→ **DIRECTIONS FOR THIS TASK**
In the lines below, output everything from the first line through the line containing "const yMinor = 40;" exactly as it is. Pictures are not part of the output.

"""

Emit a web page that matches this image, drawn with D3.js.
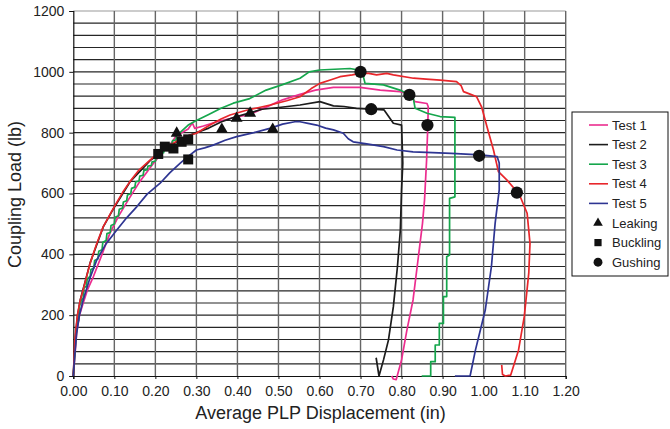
<!DOCTYPE html>
<html>
<head>
<meta charset="utf-8">
<script src="https://cdn.jsdelivr.net/npm/d3@7/dist/d3.min.js"></script>
<style>
  html, body { margin: 0; padding: 0; background: #fff; }
  svg { display: block; font-family: "Liberation Sans", Arial, Helvetica, sans-serif; }
</style>
</head>
<body>
<svg id="chart" width="670" height="429"></svg>
<script>
// Coupling load versus average PLP displacement, five tests
const xTicks = [0, 0.1, 0.2, 0.3, 0.4, 0.5, 0.6, 0.7, 0.8, 0.9, 1.0, 1.1, 1.2];
const yTicks = [0, 200, 400, 600, 800, 1000, 1200];
const yMinor = 40; // spacing of the horizontal grid lines (lb)

const seriesNames = ["Test 1", "Test 2", "Test 3", "Test 4", "Test 5"];

// [displacement (in), load (lb)]
const test1 = [
  [0,0],[0.003,50],[0.008,140],[0.015,200],[0.024,239],[0.035,285],[0.049,327],[0.07,400],
  [0.089,469],[0.11,525],[0.134,579],[0.16,635],[0.195,699],[0.22,740],[0.24,768],[0.25,788],
  [0.255,778],[0.262,798],[0.28,812],[0.29,832],[0.296,814],[0.317,822],[0.35,836],[0.39,849],
  [0.43,860],[0.47,884],[0.51,908],[0.5525,926],[0.59,940],[0.634,949],[0.699,949],[0.748,940],
  [0.796,935],[0.815,929],[0.823,920],[0.833,902],[0.862,896],[0.865,885],[0.864,825],
  [0.861,710],[0.856,579],[0.851,502],[0.841,392],[0.828,250],[0.813,151],[0.80,53],
  [0.79,3],[0.787,-12],[0.78,-10],[0.776,0]
];
const test2 = [
  [0,0],[0.004,110],[0.01,195],[0.017,250],[0.024,285],[0.041,372],[0.073,490],[0.1,555],
  [0.138,638],[0.187,708],[0.236,757],[0.27,785],[0.30,800],[0.33,815],[0.36,835],[0.39,850],
  [0.43,865],[0.46,877],[0.496,882],[0.5525,891],[0.601,902],[0.634,888],[0.66,886],[0.69,880],
  [0.726,877],[0.757,875],[0.766,858],[0.78,831],[0.80,825],[0.803,700],[0.80,612],[0.797,480],
  [0.79,360],[0.78,228],[0.768,118],[0.756,53],[0.745,0],[0.738,60]
];
const test3 = [
  [0,0],[0.003,60],[0.006,120],[0.01,180],[0.013,182],[0.015,230],[0.02,250],[0.024,255],
  [0.026,290],[0.032,295],[0.034,320],[0.041,327],[0.043,350],[0.05,355],[0.052,380],[0.06,385],
  [0.062,410],[0.07,415],[0.072,440],[0.08,445],[0.082,468],[0.09,472],[0.092,495],[0.1,500],
  [0.102,522],[0.11,527],[0.112,548],[0.12,552],[0.122,572],[0.13,576],[0.132,595],[0.14,599],
  [0.142,617],[0.15,621],[0.152,638],[0.16,641],[0.162,657],[0.17,660],[0.172,675],[0.18,678],
  [0.182,690],[0.19,692],[0.192,704],[0.2,706],[0.202,718],[0.21,720],[0.212,732],[0.22,734],
  [0.222,746],[0.23,748],[0.232,760],[0.24,762],[0.242,774],[0.25,776],[0.252,790],[0.26,800],
  [0.28,825],[0.30,840],[0.33,860],[0.36,880],[0.39,897],[0.43,912],[0.47,940],[0.51,958],
  [0.5525,979],[0.575,1000],[0.6,1006],[0.674,1011],[0.70,1005],[0.705,995],[0.711,962],
  [0.756,957],[0.796,940],[0.828,918],[0.833,880],[0.862,864],[0.894,853],[0.93,850],
  [0.93,589],[0.917,584],[0.917,398],[0.91,392],[0.91,261],[0.902,261],[0.902,173],[0.892,173],
  [0.892,102],[0.882,102],[0.882,47],[0.871,47],[0.871,0],[0.849,0]
];
const test4 = [
  [0,0],[0.004,120],[0.01,200],[0.017,250],[0.024,283],[0.041,371],[0.057,435],[0.073,491],
  [0.1,557],[0.12,603],[0.138,639],[0.16,677],[0.187,710],[0.21,738],[0.236,759],[0.26,778],
  [0.28,790],[0.30,798],[0.33,823],[0.36,845],[0.382,858],[0.42,873],[0.45,882],[0.48,891],
  [0.52,905],[0.5525,918],[0.58,945],[0.601,962],[0.63,975],[0.65,984],[0.68,990],[0.699,995],
  [0.72,995],[0.739,990],[0.764,995],[0.78,990],[0.829,979],[0.86,976],[0.894,973],[0.934,968],
  [0.945,955],[0.951,935],[0.97,925],[0.983,918],[0.995,885],[1.008,820],[1.024,743],
  [1.036,672],[1.057,644],[1.081,606],[1.089,590],[1.106,535],[1.113,436],[1.11,338],
  [1.099,195],[1.085,85],[1.066,3],[1.053,0],[1.046,5],[1.044,36]
];
const test5 = [
  [0,0],[0.003,60],[0.008,140],[0.015,200],[0.024,250],[0.04,320],[0.057,381],[0.08,435],
  [0.106,480],[0.13,520],[0.155,557],[0.18,598],[0.211,633],[0.235,668],[0.26,699],[0.28,722],
  [0.30,743],[0.32,750],[0.341,759],[0.37,775],[0.398,787],[0.44,800],[0.479,814],[0.51,828],
  [0.54,836],[0.5525,836],[0.575,830],[0.593,825],[0.615,815],[0.634,809],[0.658,798],
  [0.67,780],[0.682,770],[0.715,763],[0.756,754],[0.789,743],[0.828,737],[0.86,735],
  [0.921,732],[0.992,727],[1.033,721],[1.038,700],[1.038,612],[1.028,502],[1.019,360],
  [1.004,217],[0.994,162],[0.98,85],[0.967,0],[0.93,0]
];

// event markers
const leaking  = [[0.252,798],[0.362,811],[0.398,847],[0.431,864],[0.486,811]];
const buckling = [[0.207,730],[0.223,754],[0.244,748],[0.264,770],[0.28,778],[0.28,712]];
const gushing  = [[0.70,1000],[0.726,877],[0.819,924],[0.863,825],[0.989,724],[1.081,603]];

const seriesData = [test1, test2, test3, test4, test5];
const seriesColors = ["#ec2d8f", "#1c1c1c", "#15a64c", "#e8262b", "#2e3592"];

const svg = d3.select("#chart");
const x = d3.scaleLinear().domain([0, 1.2]).range([73.3, 565.7]);
const y = d3.scaleLinear().domain([0, 1200]).range([376, 11]);

// grid
const grid = svg.append("g");
grid.selectAll("line.h")
  .data(d3.range(yMinor, 1200 + 1, yMinor))
  .join("line")
  .attr("x1", x(0)).attr("x2", x(1.2))
  .attr("y1", d => y(d)).attr("y2", d => y(d))
  .attr("stroke", d => d === 1200 ? "#9a9a9a" : "#262626")
  .attr("stroke-width", 1.1);
grid.selectAll("line.v")
  .data(xTicks.slice(1))
  .join("line")
  .attr("x1", d => x(d)).attr("x2", d => x(d))
  .attr("y1", y(0)).attr("y2", y(1200))
  .attr("stroke", "#666")
  .attr("stroke-width", 1.4);

// axes
const xAxis = svg.append("g")
  .attr("transform", `translate(0,${y(0)})`)
  .call(d3.axisBottom(x).tickValues(xTicks).tickFormat(d3.format(".2f")).tickSize(3).tickPadding(7));
const yAxis = svg.append("g")
  .attr("transform", `translate(${x(0)},0)`)
  .call(d3.axisLeft(y).tickValues(yTicks).tickFormat(d3.format("d")).tickSize(4).tickPadding(5));
[xAxis, yAxis].forEach(a => {
  a.select(".domain").attr("stroke", "#111").attr("stroke-width", 1.2);
  a.selectAll(".tick line").attr("stroke", "#111");
  a.selectAll(".tick text")
    .attr("fill", "#222")
    .style("font-size", "14px")
    .style("font-family", '"Liberation Sans", Arial, sans-serif');
});

// titles
svg.append("text")
  .attr("x", (x(0) + x(1.2)) / 2 + 1)
  .attr("y", 419)
  .attr("text-anchor", "middle")
  .attr("fill", "#222")
  .style("font-size", "18px")
  .text("Average PLP Displacement (in)");
svg.append("text")
  .attr("transform", `translate(21,${(y(0) + y(1200)) / 2 + 1}) rotate(-90)`)
  .attr("text-anchor", "middle")
  .attr("fill", "#222")
  .style("font-size", "18px")
  .text("Coupling Load (lb)");

// series lines
const line = d3.line().x(d => x(d[0])).y(d => y(d[1]));
svg.append("g").selectAll("path")
  .data(seriesData)
  .join("path")
  .attr("d", line)
  .attr("fill", "none")
  .attr("stroke", (d, i) => seriesColors[i])
  .attr("stroke-width", 1.7)
  .attr("stroke-linejoin", "round");

// markers
const markColor = "#111";
const tri = d3.symbol().type(d3.symbolTriangle).size(62);
const sq = d3.symbol().type(d3.symbolSquare).size(100);
const circ = d3.symbol().type(d3.symbolCircle).size(118);
const marks = svg.append("g").attr("fill", markColor);
marks.selectAll("path.lk").data(leaking).join("path")
  .attr("transform", d => `translate(${x(d[0])},${y(d[1])})`).attr("d", tri);
marks.selectAll("path.bk").data(buckling).join("path")
  .attr("transform", d => `translate(${x(d[0])},${y(d[1])})`).attr("d", sq);
marks.selectAll("path.gs").data(gushing).join("path")
  .attr("transform", d => `translate(${x(d[0])},${y(d[1])})`).attr("d", circ);

// legend
const lg = svg.append("g").attr("transform", "translate(572,112)");
lg.append("rect").attr("width", 96).attr("height", 164)
  .attr("fill", "#fff").attr("stroke", "#111").attr("stroke-width", 1);
const rowY = i => 13 + i * 19.6;
seriesNames.forEach((name, i) => {
  lg.append("line")
    .attr("x1", 17).attr("x2", 36)
    .attr("y1", rowY(i)).attr("y2", rowY(i))
    .attr("stroke", seriesColors[i]).attr("stroke-width", 1.6);
  lg.append("text").attr("x", 40).attr("y", rowY(i) + 4.5)
    .attr("fill", "#222").style("font-size", "13px").text(name);
});
const markerRows = [["Leaking", d3.symbolTriangle, 40], ["Buckling", d3.symbolSquare, 52], ["Gushing", d3.symbolCircle, 62]];
markerRows.forEach(([name, type, size], j) => {
  const i = 5 + j;
  lg.append("path")
    .attr("transform", `translate(26,${rowY(i)})`)
    .attr("d", d3.symbol().type(type).size(size)())
    .attr("fill", markColor);
  lg.append("text").attr("x", 40).attr("y", rowY(i) + 4.5)
    .attr("fill", "#222").style("font-size", "13px").text(name);
});
</script>
</body>
</html>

"""

→ **ANSWER TO THE EXERCISE**
Emit a web page that matches this image, drawn with D3.js.
<!DOCTYPE html>
<html>
<head>
<meta charset="utf-8">
<script src="https://cdn.jsdelivr.net/npm/d3@7/dist/d3.min.js"></script>
<style>
  html, body { margin: 0; padding: 0; background: #fff; }
  svg { display: block; font-family: "Liberation Sans", Arial, Helvetica, sans-serif; }
</style>
</head>
<body>
<svg id="chart" width="670" height="429"></svg>
<script>
// Coupling load versus average PLP displacement, five tests
const xTicks = [0, 0.1, 0.2, 0.3, 0.4, 0.5, 0.6, 0.7, 0.8, 0.9, 1.0, 1.1, 1.2];
const yTicks = [0, 200, 400, 600, 800, 1000, 1200];
const yMinor = 40; // spacing of the horizontal grid lines (lb)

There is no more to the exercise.